Philosophy, Pedagogy and Personal Identity: Listening to The Teachers in PFC
Introduction: Philosophy for Children (P4C) has enabled schools to engage with what is typically thought of as an ‘academic’ discipline and has provided the opportunity to unlock a rich educational experience for children from a diverse range of backgrounds (Madrid, 2008; Topping and Trickey, 2007; Douglas, 2003). A wide range of qualitative and quantitative studies have emerged looking at P4C in terms of the development of students at the social, academic and emotional level (Topping and Trickey, 2004; Hand and Winstanley, 2009; Lane and Lane, 1986; Williams, 1993; Trickey, 2006; Lone, 2001; Reed, 1987; Murphy et al., 2009). However, while there have been many P4C papers that have ‘teacher’ in the title, these are often about teacher training – including ‘hints and tips’ (e.g. Lipman, 1987; Marie-France, 1988; Popen, 1996; Burgh and O’Brien, 2002; Johnson and Pines, 1979) and curriculum development (e.g. Malanga, 1988; Weinstein, 1986; Cam, 2006; Stan, 1996; Wilks, 1993). Relatively few studies have looked at the effect of teaching P4C on teachers themselves (notable among these are Splitter, 2000a and 2000b; Yeazell, 1979). This paper considers how P4C affects teachers, in particular whether teaching P4C has led teachers to develop new pedagogical approaches, different ways of thinking critically and whether it has changed how they engage with their students, colleagues and their school.

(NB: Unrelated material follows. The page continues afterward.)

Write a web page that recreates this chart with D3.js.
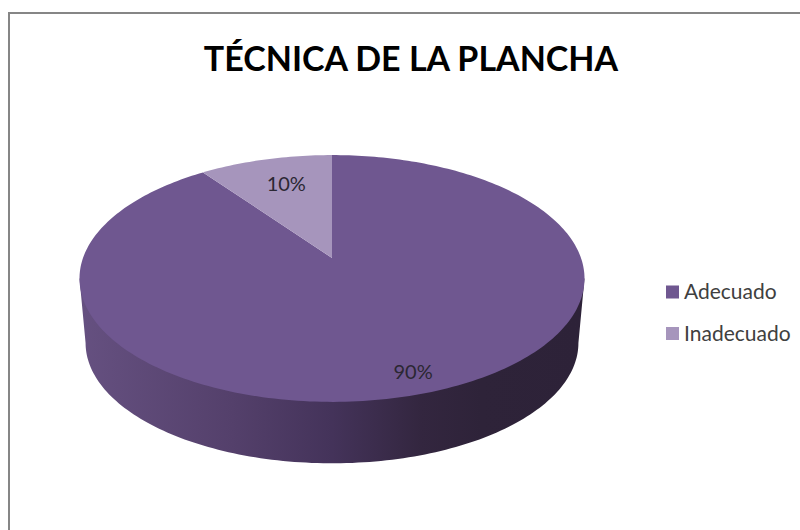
<!DOCTYPE html>
<html>
<head>
<meta charset="utf-8">
<script src="https://cdn.jsdelivr.net/npm/d3@7"></script>
<style>
  html, body { margin: 0; padding: 0; background: #fff; }
  text { font-family: Lato, "Open Sans", sans-serif; }
</style>
</head>
<body>
<div id="chart"></div>
<script>
var chart_title = 'TÉCNICA DE LA PLANCHA';
var categories = ['Adecuado', 'Inadecuado'];
var values = [90, 10];
var slice_colors = ['#6f5790', '#a695bc'];
var wall_offsets = [0, 0.3, 0.5, 0.68, 0.8, 1];
var wall_colors = ['#655080', '#54406b', '#44335a', '#33263f', '#2e2339', '#2d2238'];

var width = 800, height = 530;

var svg = d3.select('#chart').append('svg')
    .attr('width', width)
    .attr('height', height)
    .style('display', 'block');

// frame, only top and left edges show in the picture
svg.append('path')
    .attr('d', 'M9,530V13H800')
    .attr('fill', 'none')
    .attr('stroke', '#868686')
    .attr('stroke-width', 2);

svg.append('text')
    .attr('x', 411)
    .attr('y', 71)
    .attr('text-anchor', 'middle')
    .attr('font-size', 34)
    .attr('font-weight', 700)
    .attr('fill', '#000')
    .text(chart_title);

// the pie lies on a plane seen in perspective
var k = 0.166;
var top_plane = {x: 332, y: 258, a: 249, b: 120};
var low_plane = {x: 332, y: 323, a: 243, b: 117};

function project(plane, angle, f) {
    var u = Math.sin(angle) * f;
    var v = -Math.cos(angle) * f;
    var w = 1 - k * v;
    return [plane.x + plane.a * u / w, plane.y + plane.b * v / w];
}

function sweep(start, end) {
    var n = Math.max(2, Math.ceil(Math.abs(end - start) / 0.02));
    return d3.range(n + 1).map(function(i) { return start + (end - start) * i / n; });
}

var line = d3.line();

var grad = svg.append('defs').append('linearGradient')
    .attr('id', 'wall')
    .attr('gradientUnits', 'userSpaceOnUse')
    .attr('x1', top_plane.x - top_plane.a)
    .attr('x2', top_plane.x + top_plane.a)
    .attr('y1', 0)
    .attr('y2', 0);
grad.selectAll('stop')
    .data(wall_offsets)
    .enter()
    .append('stop')
    .attr('offset', function(d) { return d; })
    .attr('stop-color', function(d, i) { return wall_colors[i]; });

// side wall between the two widest points of the rim
var edge = Math.asin(k);
var wall_from = Math.PI * 1.5 - edge, wall_to = Math.PI / 2 + edge;
var wall_pts = sweep(wall_from, wall_to).map(function(t) { return project(low_plane, t, 1); });
wall_pts.unshift(project(top_plane, wall_from, 1));
wall_pts.push(project(top_plane, wall_to, 1));
svg.append('path')
    .attr('d', line(wall_pts) + 'Z')
    .attr('fill', 'url(#wall)');

var arcs = d3.pie().sort(null)(values);

svg.append('g')
    .selectAll('path')
    .data(arcs)
    .enter()
    .append('path')
    .attr('d', function(d) {
        var pts = sweep(d.startAngle, d.endAngle).map(function(t) { return project(top_plane, t, 1); });
        pts.unshift([top_plane.x, top_plane.y]);
        return line(pts) + 'Z';
    })
    .attr('fill', function(d, i) { return slice_colors[i]; });

var label_radius = [0.865, 0.72];
svg.append('g')
    .selectAll('text')
    .data(arcs)
    .enter()
    .append('text')
    .attr('transform', function(d, i) {
        var p = project(top_plane, (d.startAngle + d.endAngle) / 2, label_radius[i]);
        return 'translate(' + (p[0] + 4) + ',' + p[1] + ')';
    })
    .attr('text-anchor', 'middle')
    .attr('dy', '0.35em')
    .attr('font-size', 20)
    .attr('fill', '#2b2733')
    .text(function(d) { return d.value + '%'; });

var legend_y = d3.scalePoint().domain(categories).range([292, 333.5]);

var legend = svg.append('g')
    .selectAll('g')
    .data(categories)
    .enter()
    .append('g')
    .attr('transform', function(d) { return 'translate(666,' + legend_y(d) + ')'; });
legend.append('rect')
    .attr('x', 0)
    .attr('y', -6.5)
    .attr('width', 13)
    .attr('height', 13)
    .attr('fill', function(d, i) { return slice_colors[i]; });
legend.append('text')
    .attr('x', 18)
    .attr('y', 7)
    .attr('font-size', 21)
    .attr('fill', '#404040')
    .text(function(d) { return d; });
</script>
</body>
</html>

The paper centred on a case study of one group of teachers at a large primary academy in the UK that has been delivering P4C for the last two years at all levels from Reception through to Year 6. The school is situated in an economically deprived coastal area of the UK. Nearly two thirds of students at the school are eligible for the Pupil Premium, a key indicator of economic deprivation, which is significantly above the national average. The number of students with a statement of special educational needs and the number of students for whom English is not their first language are both above average.

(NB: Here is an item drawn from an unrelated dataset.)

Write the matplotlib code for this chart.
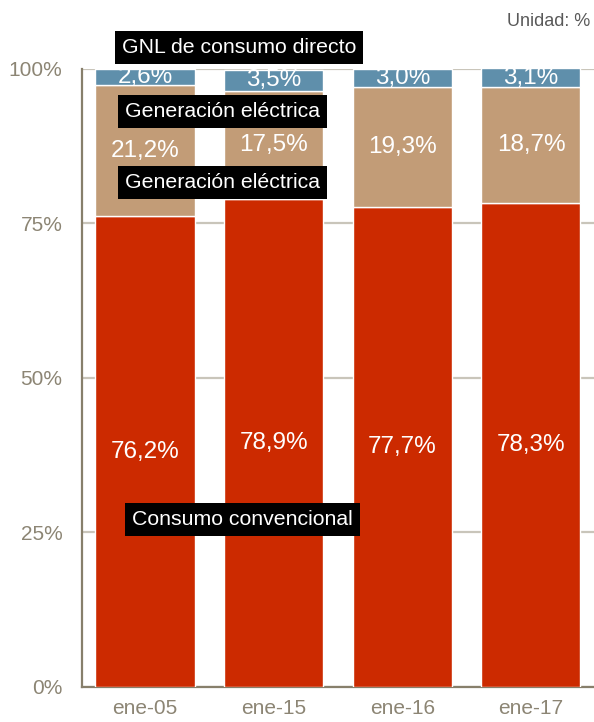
import numpy as np
import matplotlib
matplotlib.use("Agg")
import matplotlib.pyplot as plt

plt.rcParams["font.family"] = ["Liberation Sans", "DejaVu Sans"]

# -----------------------------
# Data
# -----------------------------
periods = ["ene-05", "ene-15", "ene-16", "ene-17"]
convencional = [76.2, 78.9, 77.7, 78.3]
generacion = [21.2, 17.5, 19.3, 18.7]
gnl_directo = [2.6, 3.5, 3.0, 3.1]
y_ticks = [0, 25, 50, 75, 100]
y_tick_labels = ["0%", "25%", "50%", "75%", "100%"]

red = "#CC2A00"
tan = "#C29C77"
blue = "#5F8FAB"
axis_color = "#877F6B"
tick_color = "#8C8574"

fig = plt.figure(figsize=(5.94, 7.22), dpi=100)
ax = fig.add_axes([0.138, 0.0485, 0.862, 0.856])

x = np.arange(len(periods))
width = 0.77

ax.bar(x, convencional, width, color=red, edgecolor="white", linewidth=1, zorder=3)
ax.bar(x, generacion, width, bottom=convencional, color=tan,
       edgecolor="white", linewidth=1, zorder=3)
bottom2 = np.array(convencional) + np.array(generacion)
ax.bar(x, gnl_directo, width, bottom=bottom2, color=blue,
       edgecolor="white", linewidth=1, zorder=3)

# value labels (centred in each segment, clipped at the top of the axes)
for i in range(len(periods)):
    segs = [(0, convencional[i]),
            (convencional[i], generacion[i]),
            (bottom2[i], gnl_directo[i])]
    for base, val in segs:
        ax.text(x[i], base + val / 2, f"{val:.1f}%".replace(".", ","),
                ha="center", va="center", color="white", fontsize=17.5,
                zorder=4, clip_on=True)

ax.set_xlim(-0.49, 3.49)
ax.set_ylim(0, 100)
ax.set_yticks(y_ticks)
ax.set_yticklabels(y_tick_labels)
ax.set_xticks(x)
ax.set_xticklabels(periods)
ax.tick_params(axis="both", length=0, colors=tick_color, labelsize=15)
ax.tick_params(axis="y", pad=14)
ax.tick_params(axis="x", pad=9)

ax.grid(axis="y", color="#C9C5BA", linewidth=1.6, zorder=0)
ax.set_axisbelow(True)
for side in ["top", "right"]:
    ax.spines[side].set_visible(False)
for side in ["left", "bottom"]:
    ax.spines[side].set_color(axis_color)
    ax.spines[side].set_linewidth(1.6)

# black label boxes
box = dict(boxstyle="square,pad=0.32", fc="black", ec="none")
labels = [
    ("GNL de consumo directo", 239, 47.5),
    ("Generación eléctrica", 222.5, 111.5),
    ("Generación eléctrica", 222.5, 182.5),
    ("Consumo convencional", 242.5, 519.5),
]
for txt, px, py in labels:
    fig.text(px / 594, 1 - py / 722, txt, ha="center", va="center",
             color="white", fontsize=15.3, bbox=box, zorder=10)

fig.text(590 / 594, 1 - 22 / 722, "Unidad: %", ha="right", va="center",
         color="#595959", fontsize=13)

fig.savefig("out.png", dpi=100)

Students in the school have a weekly P4C class that lasts for 45 minutes and is structured around a particular stimulus that the teacher locates for each lesson. The senior leadership team has been particularly supportive of this approach and consequently all staff members have received Level 1 training from the Society for the Advancement of Philosophical Enquiry and Reflection in Education, an organisation that aims to promote P4C in the UK. The authors of this paper completed three in-depth semi-structured interviews with members of staff from the school: the Vice Principal, the P4C curriculum leader and a class teacher, all three of whom taught regular P4C sessions for an entire academic year. The three participants volunteered to take part as they all had particular interests in P4C. Each interview lasted for around thirty minutes and a series of common questions were put to the interviewees, with particular areas explored with supplementary questions where appropriate. The interviews were then transcribed and themes drawn out by each of the interviewers, coding the scripts independently and then comparing their notes. Four key themes were identified and they form the structure for this paper, being the link between P4C and approaches to teaching; approaches to students; links within the professional community and approaches to the purposes of education.
As a case study the generalisability of the conclusions is limited, offering only an investigation into how the teachers in this particular setting experienced teaching P4C. However, aspects of transferability can be drawn out through ‘particularisation’ as the conclusions of the case study are compared with the findings of broader research (Stake, 1995; Thomas, 2010).